Their large mass, relative to up, down, and even strange quarks, means they are not so easily produced. Nevertheless, the remarkable amounts of energy released when matter and anti-matter particles annihilate each other can produce particles that contain charm quarks, as can the decay of the even more massive W and Z bosons, carriers of the weak nuclear force. In turn, charm quarks can decay to bottom or strange quarks.
Massive as the charm quark is, it has less than a third of the mass of the bottom quark and less than a hundredth of the top quark, each of which were added to the particle zoo after it.
The particles normally made up of charm quarks, such as the D meson, have lifetimes measured in billionths of seconds or less. We don’t get to study them, just identify their presence from the things they break down into.
All this led to a truly mind-bending claim last year. One of the features of particle physics is that some particles nip briefly into existence and out again. Over time this can create a probability of existence, rather than in a definite present/not present state. A particle that is there half the time has a 50 percent probability of being present. It also only contributes 50 percent of its mass to the composite particle it both is and is not within.
For decades, physicists had speculated that in addition to their two up and one down quarks, protons might contain heavier quarks at low probabilities. Last year, a team found evidence for this idea in relation to the charm quark by analyzing proton collisions. The probability is so low, that charm quarks only contribute a tiny proportion of their mass. The consequence is that a proton’s total mass, combining three light quarks, some binding energy, and a small probability of a charm quark, is less than the charm quark – one of its components.
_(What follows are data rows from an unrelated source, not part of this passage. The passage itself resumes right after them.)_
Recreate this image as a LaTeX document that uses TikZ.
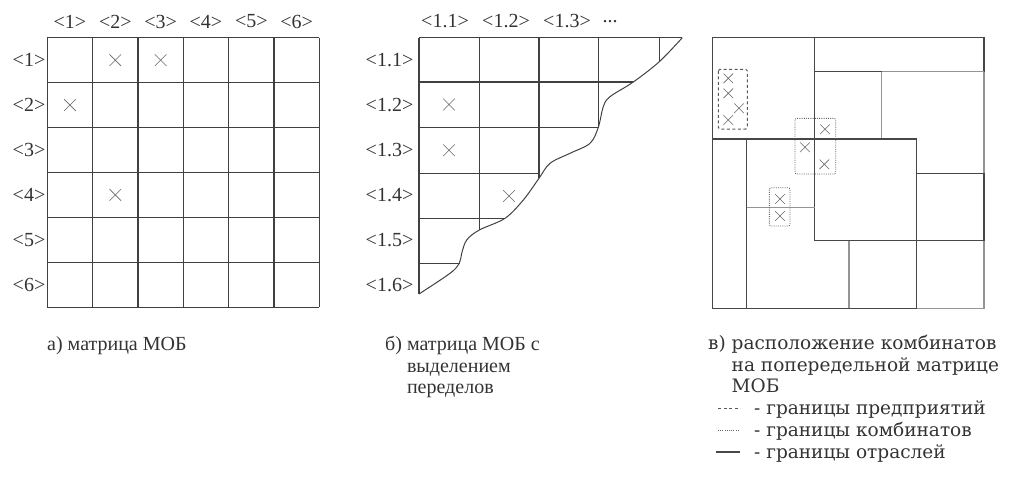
\documentclass[tikz,border=0pt]{standalone}
\usepackage{fontspec}
\setmainfont{Liberation Serif}
\newfontfamily\widefont{DejaVu Serif}
\usetikzlibrary{shapes.misc}
\tikzset{>=latex}

\begin{document}
\begin{tikzpicture}[x=1pt, y=-1pt,
    every node/.style={text=black!80, font=\fontsize{20}{21.5}\selectfont, inner sep=0pt},
    widetext/.style={font=\widefont\fontsize{18.5}{21.5}\selectfont},
    gridline/.style={draw=black!75, line width=1.2pt},
    darkline/.style={draw=black!72, line width=1.4pt},
    lightline/.style={draw=black!42, line width=1.4pt},
    xmark/.style={cross out, draw=black!60, line width=0.6pt, minimum size=11pt},
    xsmall/.style={xmark, minimum size=9pt},
    firmbox/.style={draw=black!65, line width=1pt, dash pattern=on 3pt off 2.5pt, rounded corners=1.5pt},
    combbox/.style={draw=black!60, line width=0.9pt, dash pattern=on 1pt off 1.2pt, rounded corners=2pt}]
\useasboundingbox (0,0) rectangle (1010,488);

% % % % % % % % % % % % % % % % % % %
% full 6x6 matrix
    \foreach \i in {0,...,6} {
        \draw[gridline] ({47.3+45.33*\i},37.7) -- ({47.3+45.33*\i},307.3);
        \draw[gridline] (47.3,{37.7+44.93*\i}) -- (319.3,{37.7+44.93*\i});
    }
    \foreach \i in {1,...,6} {
        \node (colA\i) at ({47.3+45.33*(\i-0.5)},21.5) {<\i>};
        \node[anchor=east] (rowA\i) at (45.5,{37.7+44.93*(\i-0.5)}) {<\i>};
    }
    \foreach \r/\c in {1/2,1/3,2/1,4/2}
        \node[xmark] (xA\r\c) at ({47.3+45.33*(\c-0.5)},{37.7+44.93*(\r-0.5)}) {};

    \node[anchor=base west] (capA) at (47,350) {а) матрица МОБ};

% % % % % % % % % % % % % % % % % % %
% matrix by stages, cut along the boundary curve
    \draw[gridline] (419,37.7) -- (682.3,37.7);
    \draw[gridline] (419,37.7) -- (419,294);
    \foreach \x/\yend in {479.3/230, 539/178.3, 598.3/127.3, 659.3/61.7}
        \draw[gridline] (\x,37.7) -- (\x,\yend);
    \foreach \y/\xend in {82/633.3, 127.3/598.3, 173.3/539, 218.3/505, 263.3/459.3}
        \draw[gridline] (419,\y) -- (\xend,\y);
    \draw[gridline, line width=1pt] plot[smooth, tension=0.55] coordinates {
        (682.3,37.7) (659.3,61.7) (633.3,82) (610,96.7) (603.3,106.7)
        (598.3,127.3) (590,143.3) (570,153.3) (550,163.3) (539,178.3)
        (523.3,200) (505,218.3) (479.3,230) (466.7,240) (461.7,253.3)
        (459.3,263.3) (450,273.3) (419,294)};

    \node (colB1) at (445,21.5) {<1.1>};
    \node (colB2) at (506,21.5) {<1.2>};
    \node (colB3) at (567,21.5) {<1.3>};
    \node (colB4) at (610,21.5) {...};
    \foreach \i in {1,...,6}
        \node[anchor=east] (rowB\i) at (413.5,{37.7+44.93*(\i-0.5)}) {<1.\i>};
    \node[xmark] (xB21) at (449,104.5) {};
    \node[xmark] (xB31) at (449,150.3) {};
    \node[xmark] (xB42) at (509,196) {};

    \node[anchor=north west, align=left] (capB) at (385,336)
        {б) матрица МОБ с\\\phantom{б) }выделением\\\phantom{б) }переделов};

% % % % % % % % % % % % % % % % % % %
% combines placed on the matrix by stages
    % industry borders
    \draw[darkline] (984,71.7) -- (984,37.3) -- (712.7,37.3) -- (712.7,308.3) -- (916.7,308.3);
    \draw[lightline] (916.7,308.3) -- (984,308.3) -- (984,240.7);
    \draw[lightline] (984,71.7) -- (984,173.3);
    \draw[darkline] (984,173.3) -- (984,240.7);
    \draw[darkline] (814.7,37.3) -- (814.7,240.7);
    \draw[darkline] (814.7,71.7) -- (881.7,71.7);
    \draw[lightline] (881.7,71.7) -- (984,71.7);
    \draw[lightline] (881.7,71.7) -- (881.7,139);
    \draw[darkline] (712.7,139) -- (916.7,139) -- (916.7,308.3);
    \draw[darkline] (746.7,139) -- (746.7,308.3);
    \draw[lightline] (746.7,207.7) -- (814.7,207.7);
    \draw[darkline] (916.7,173.3) -- (984,173.3);
    \draw[darkline] (814.7,240.7) -- (984,240.7);
    \draw[lightline] (849,240.7) -- (849,308.3);

    % enterprise and combine borders
    \draw[firmbox] (718.3,69.3) rectangle (747.3,129);
    \draw[combbox] (795,118.3) rectangle (835.7,174);
    \draw[combbox] (769.3,187.7) rectangle (790,226);

    \foreach \n/\x/\y in {1/728.3/78.3, 2/728.3/93.3, 3/739/108.3, 4/728.3/120,
                          5/825/129.3, 6/805/147.3, 7/824.3/164.3, 8/780/199, 9/780/216}
        \node[xsmall] (xC\n) at (\x,\y) {};

    \node[widetext, anchor=north west, align=left] (capC) at (708,335)
        {в) расположение комбинатов\\\phantom{в) }на попередельной матрице\\\phantom{в) }МОБ};

    % legend
    \node[widetext, anchor=base west] (legF) at (754,414) {- границы предприятий};
    \node[widetext, anchor=base west] (legC) at (754,436) {- границы комбинатов};
    \node[widetext, anchor=base west] (legI) at (754,458) {- границы отраслей};
    \draw[firmbox, line width=0.7pt] ([xshift=-36pt,yshift=6pt]legF.base west) -- ([xshift=-14pt,yshift=6pt]legF.base west);
    \draw[combbox, line width=0.6pt] ([xshift=-36pt,yshift=6pt]legC.base west) -- ([xshift=-14pt,yshift=6pt]legC.base west);
    \draw[darkline, line width=1.2pt] ([xshift=-38pt,yshift=6pt]legI.base west) -- ([xshift=-14pt,yshift=6pt]legI.base west);
\end{tikzpicture}
\end{document}
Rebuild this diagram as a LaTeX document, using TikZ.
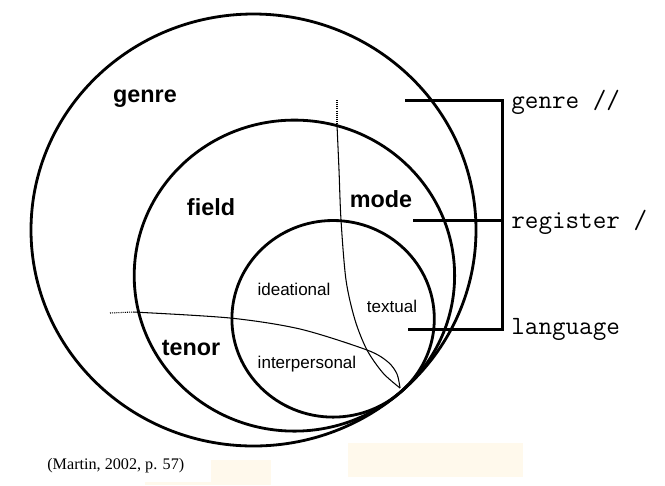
\documentclass[tikz,border=0pt]{standalone}
\usepackage{fontspec}
\setmainfont{Liberation Sans}
\newfontfamily\citefont{Liberation Serif}
\definecolor{cream}{HTML}{FFF9EC}
\tikzset{
  ring/.style={line width=1.6pt},
  divider/.style={line width=0.6pt},
  lead/.style={line width=0.6pt, dash pattern=on 0.6pt off 0.6pt},
  bracket/.style={line width=1.7pt},
  biglabel/.style={font=\fontsize{13.3}{15}\selectfont\bfseries, anchor=base, inner sep=0pt},
  smalllabel/.style={font=\fontsize{9.7}{11}\selectfont, anchor=base, inner sep=0pt},
  stratum/.style={font=\fontsize{15}{17}\selectfont\ttfamily, anchor=base west, inner sep=0pt},
}

\begin{document}
\begin{tikzpicture}[x=0.02cm, y=-0.02cm]
        \useasboundingbox (0,0) rectangle (665,485);
        % pale patches along the bottom edge
        \fill[cream] (348,443) rectangle (523,477);
        \fill[cream] (211,460) rectangle (271,485);
        \fill[cream] (145,482) rectangle (211,485);

        % genre, register, language
        \draw[ring] (253.5,230) ellipse [x radius=222.5, y radius=216];
        \draw[ring] (294.4,275.6) ellipse [x radius=160.2, y radius=155.5];
        \draw[ring] (333.1,318.8) ellipse [x radius=101.2, y radius=98.3];

        % metafunction boundaries
        \draw[lead] (337,100) -- (337,125);
        \draw[divider] plot[smooth] coordinates {(337,125) (339,170) (341,220) (346,280) (355,320) (367,350) (383,373) (400,388)};
        \draw[lead] (110,313) -- (133,312);
        \draw[divider] plot[smooth] coordinates {(133,312) (230,318) (300,329) (367,350) (388,362) (397,374) (400,388)};

        \node[biglabel] (genre) at (145,102) {genre};
        \node[biglabel] (field) at (211,215) {field};
        \node[biglabel] (mode) at (381,207) {mode};
        \node[biglabel] (tenor) at (191,355) {tenor};
        \node[smalllabel] (ideational) at (294,295) {ideational};
        \node[smalllabel] (textual) at (392,312) {textual};
        \node[smalllabel] (interpersonal) at (307,368) {interpersonal};

        \node[stratum] (genreS) at (511,108) {genre //};
        \node[stratum] (registerS) at (511,228) {register /};
        \node[stratum] (languageS) at (511,334) {language};

        \coordinate (gtip) at (405,100);
        \coordinate (rtip) at (413,220);
        \coordinate (ltip) at (408,329);
        \coordinate (gcorner) at (502,100);
        \coordinate (rcorner) at (502,220);
        \coordinate (lcorner) at (502,329);
        \draw[bracket] (gtip) -- (gcorner) -- (lcorner) -- (ltip);
        \draw[bracket] (rtip) -- (rcorner);

        \node[anchor=base west, inner sep=0pt, font=\citefont\fontsize{9.2}{11}\selectfont] (source) at (47,469) {(Martin, 2002, p. 57)};
\end{tikzpicture}
\end{document}
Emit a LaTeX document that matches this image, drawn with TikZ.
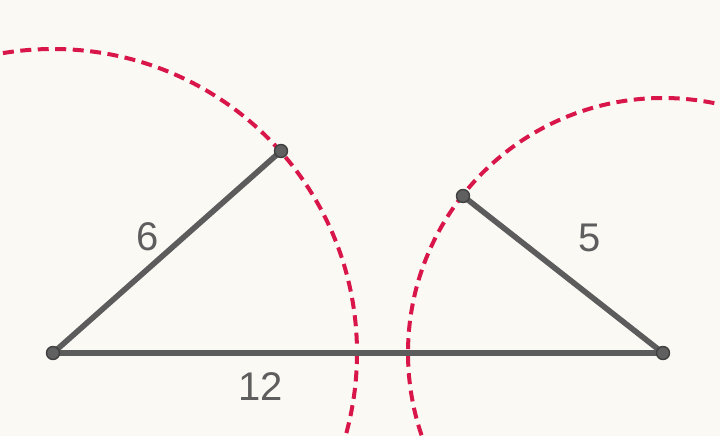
\documentclass[tikz,border=0pt]{standalone}
\usepackage{fontspec}
\setmainfont{Liberation Sans}
\definecolor{bgc}{HTML}{FBF9F4}
\definecolor{segc}{HTML}{5C5C5C}
\definecolor{ptc}{HTML}{606060}
\definecolor{circc}{HTML}{D9164A}
\definecolor{txtc}{HTML}{5E5E5E}
\tikzset{
  seg/.style={draw=segc, line width=5.6pt},
  pt/.style={circle, fill=ptc, draw=black!75, line width=1.4pt, minimum size=13pt, inner sep=0pt},
  circ/.style={draw=circc, line width=4pt, dash pattern=on 11pt off 6.5pt},
  lbl/.style={text=txtc, font=\fontsize{40}{40}\selectfont, inner sep=0pt}
}
\begin{document}
\begin{tikzpicture}[x=1pt,y=-1pt]
\fill[bgc] (0,0) rectangle (720,436);
\useasboundingbox (0,0) rectangle (720,436);
\begin{scope}
\clip (0,0) rectangle (720,436);
\draw[circ] (53,353) circle[radius=304];
\draw[circ] (663,353) circle[radius=255];
\end{scope}
\coordinate (a) at (53,353);
\coordinate (b) at (663,353);
\coordinate (c) at (281,151);
\coordinate (d) at (463,196);
\draw[seg] (a) -- (b);
\draw[seg] (a) -- (c);
\draw[seg] (b) -- (d);
\node[pt] (A) at (a) {};
\node[pt] (B) at (b) {};
\node[pt] (C) at (c) {};
\node[pt] (D) at (d) {};
\node[lbl] (l6) at (148,237) {6};
\node[lbl] (l5) at (590,238) {5};
\node[lbl] (l12) at (261,387) {12};
\end{tikzpicture}
\end{document}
An alternative way of looking at it is that charm quarks and anti-charm quarks fizz into existence very briefly, and then disappear again, but the mass of the proton is consistent over time, including an average of the brief time when the charm quark is there, and the much longer one where it is not.
The whole thing is so bizarre even Dr Juan Rojo, one the physicists who found the evidence, acknowledged it “goes against all common sense”. Discarding common sense is often a requirement when learning about quantum physics, but the charm quark seems to want us to take that to extremes.